In his State of the Union address, President Obama declared that we’re going to solve our energy problems by “out-innovating” the rest of the world. But there’s a key question we’ve got to figure out: who’s going to be doing all this innovating?
The President made it clear what he thought the answer should be, namely a new generation of American scientists and engineers. But the day after his speech, new test scores from the National Assessment of Educational Progress, the so-called “nation’s report card”, showed how far we’ve got to go. Only 21 percent of American high school seniors are rated “proficient” at science.
That’s bad for the country’s ability to find energy solutions, and frankly, it’s not good news for democratic government overall. We’re living in an era when making sound public decisions in many areas—energy, environment, health care, and others—depends on having an electorate that can grasp basic scientific issues.
In his speech, President Obama suggested recruiting better teachers and setting higher standards, and he’s not alone in backing that approach… It’s certainly part of the problem.
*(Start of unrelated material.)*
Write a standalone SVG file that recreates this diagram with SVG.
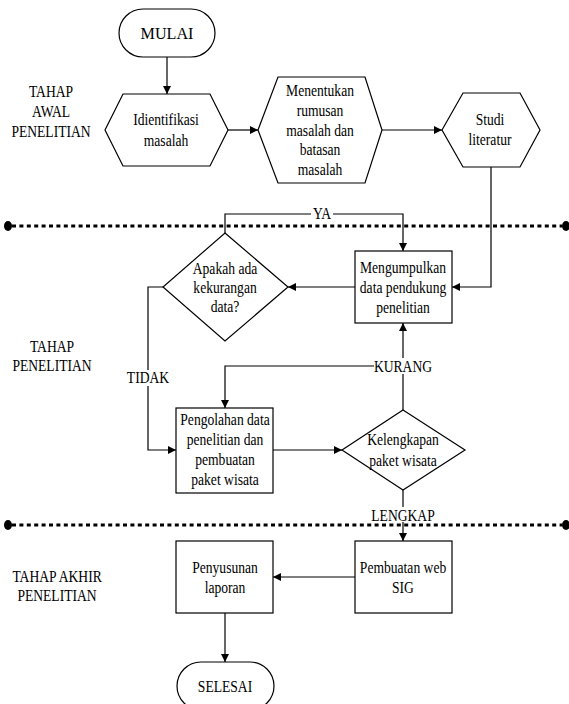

But another hurdle is complacency among parents, and for some perhaps, over-confidence in how good local schools really are.
Our organization, Public Agenda, recently surveyed parents on science and math education, and here’s the picture:
Despite what some commentators believe, very few parents reject the importance of science in the modern world. In fact, more than half (54 percent) say they want their children to take advanced science in high school.
But most parents also believe their children are doing better than they really are in this area. Six in 10 parents with high-school age children say they believe their child will be ready for college-level science – and, of course, the nation’s report card results suggest a lot of those parents are mistaken.
About half of all parents (52 percent) also say that the amount of math and science their child is getting is “fine the way it is.” Even more (70 percent) also say science can wait until middle and high school. On the whole, American parents are much more worried about basic skills and school discipline than whether students are getting world-class science and math skills.
Parents make a huge difference in education. You can’t have a good school – or turn around a bad one – without their support. But so far American parents just aren’t focused on the math and science challenge, which means efforts to improve science education are only going to get so far.
The way to change those attitudes may be to talk about opportunity – particularly the opportunities for their own children if they excel in science and math. Most are pre-disposed to believe it. Some 84 percent of Americans believe there will be a lot more jobs in the future for those with math and science skills, and even more (88 percent) say those skills are an advantage in getting into college.
Most parents are very quick to act if they fear their child isn’t learning to read or is having trouble making friends at school. The trick may be to convince parents that having their children love and do well in science early on is just as important to their future—not to mention the future of the rest of us.